» SOURCE EXCERPT:
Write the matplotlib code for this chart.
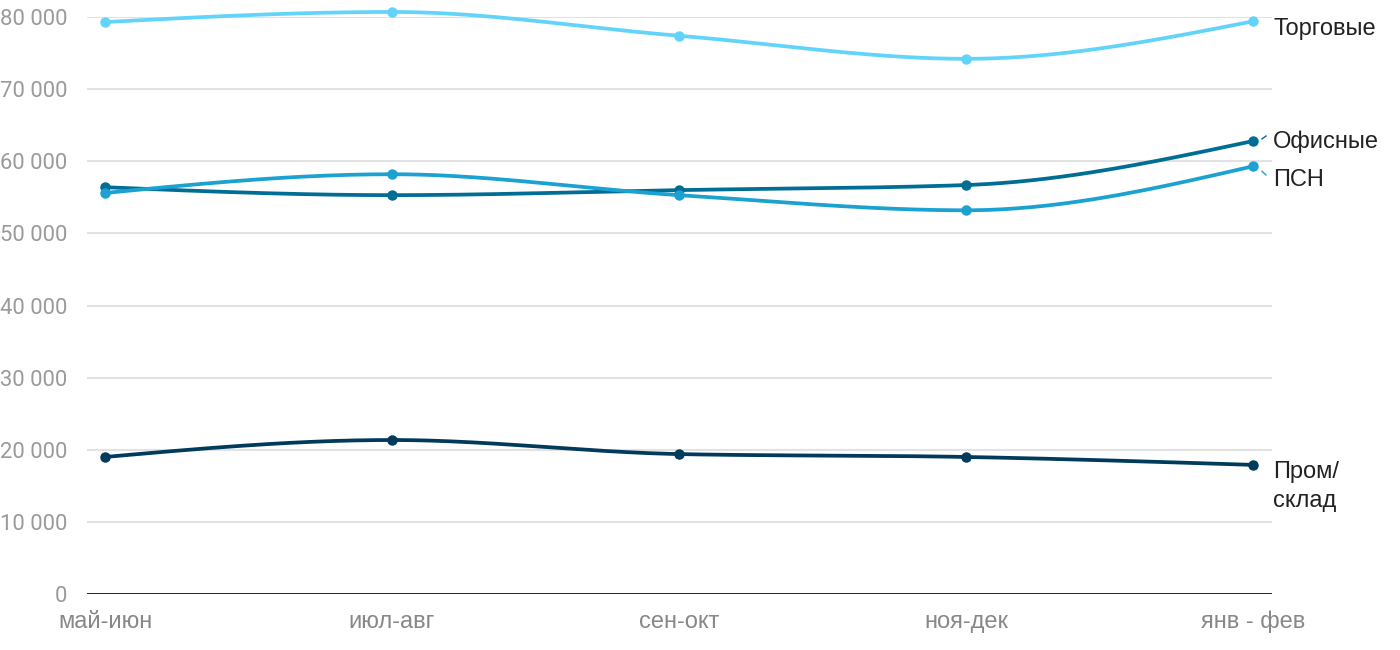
import numpy as np
import matplotlib
matplotlib.use("Agg")
import matplotlib.pyplot as plt

# Data
periods = ["май-июн", "июл-авг", "сен-окт", "ноя-дек", "янв - фев"]
trade = [79300, 80700, 77400, 74200, 79400]
office = [56400, 55300, 56000, 56700, 62800]
psn = [55600, 58200, 55300, 53200, 59300]
warehouse = [19000, 21350, 19400, 19000, 17900]

series_names = ["Торговые", "Офисные", "ПСН", "Пром/\nсклад"]
y_ticks = [0, 10000, 20000, 30000, 40000, 50000, 60000, 70000, 80000]

colors = ["#62d4fa", "#006d94", "#1ba2d0", "#003b5c"]


def monotone_curve(xs, ys, n=40):
    # same smoothing as d3.curveMonotoneX
    xs = np.asarray(xs, float)
    ys = np.asarray(ys, float)
    k = len(xs)
    t = np.zeros(k)
    for i in range(1, k - 1):
        h0 = xs[i] - xs[i - 1]
        h1 = xs[i + 1] - xs[i]
        s0 = (ys[i] - ys[i - 1]) / h0
        s1 = (ys[i + 1] - ys[i]) / h1
        p = (s0 * h1 + s1 * h0) / (h0 + h1)
        t[i] = (np.sign(s0) + np.sign(s1)) * min(abs(s0), abs(s1), 0.5 * abs(p))
    h = xs[1] - xs[0]
    t[0] = (3 * (ys[1] - ys[0]) / h - t[1]) / 2
    h = xs[-1] - xs[-2]
    t[-1] = (3 * (ys[-1] - ys[-2]) / h - t[-2]) / 2
    out_x, out_y = [], []
    for i in range(k - 1):
        h = xs[i + 1] - xs[i]
        u = np.linspace(0, 1, n)
        h00 = 2 * u**3 - 3 * u**2 + 1
        h10 = u**3 - 2 * u**2 + u
        h01 = -2 * u**3 + 3 * u**2
        h11 = u**3 - u**2
        out_x.extend(xs[i] + u * h)
        out_y.extend(h00 * ys[i] + h10 * h * t[i] + h01 * ys[i + 1] + h11 * h * t[i + 1])
    return out_x, out_y


fig = plt.figure(figsize=(14, 6.5), dpi=100)
ax = fig.add_axes([87 / 1400, 1 - 594 / 650, (1272 - 87) / 1400, (594 - 17) / 650])

x = np.arange(len(periods))
all_series = [trade, office, psn, warehouse]
for vals, c in zip(all_series, colors):
    cx, cy = monotone_curve(x, vals)
    ax.plot(cx, cy, color=c, lw=2.7, solid_capstyle="round", zorder=3, clip_on=False)
    ax.plot(x, vals, "o", color=c, ms=6.5, zorder=4, clip_on=False)

ax.set_xlim(-18 / 287, 4 + 19 / 287)
ax.set_ylim(0, 80000)

for s in ax.spines.values():
    s.set_visible(False)
for yt in y_ticks[1:]:
    ax.axhline(yt, color="#e2e2e2", lw=1.5, zorder=1)
ax.axhline(0, color="#111111", lw=2, zorder=2)

ax.set_yticks(y_ticks)
ax.set_yticklabels([f"{v:,}".replace(",", " ") for v in y_ticks],
                   fontfamily="Roboto", fontsize=15.8, color="#9a9a9a")
ax.set_xticks(x)
ax.set_xticklabels(periods, fontfamily="Liberation Sans", fontsize=17, color="#888888")
ax.tick_params(axis="both", length=0)
ax.tick_params(axis="y", pad=14)
ax.tick_params(axis="x", pad=12)

# direct labels on the right
label_y = [78300, 62700, 57400]
for name, ly in zip(series_names[:3], label_y):
    ax.text(4 + 20 / 287, ly, name, fontfamily="Liberation Sans", fontsize=17,
            color="#222222", va="center", clip_on=False)
ax.text(4 + 20 / 287, 14900, series_names[3], fontfamily="Liberation Sans", fontsize=17,
        color="#222222", va="center", linespacing=1.4, clip_on=False)

# short leaders where labels were nudged
ax.plot([4 + 9 / 287, 4 + 13 / 287], [63100, 63500], color=colors[1], lw=1, clip_on=False)
ax.plot([4 + 9 / 287, 4 + 13 / 287], [58600, 58100], color=colors[2], lw=1, clip_on=False)

fig.savefig("out.png", dpi=100)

» TASK:
Write out again, exactly, the lines from the start of the listing up to the line containing "import matplotlib.pyplot as plt", with both ends and without pictures.

» COMPLETED TASK:
Write the matplotlib code for this chart.
import numpy as np
import matplotlib
matplotlib.use("Agg")
import matplotlib.pyplot as plt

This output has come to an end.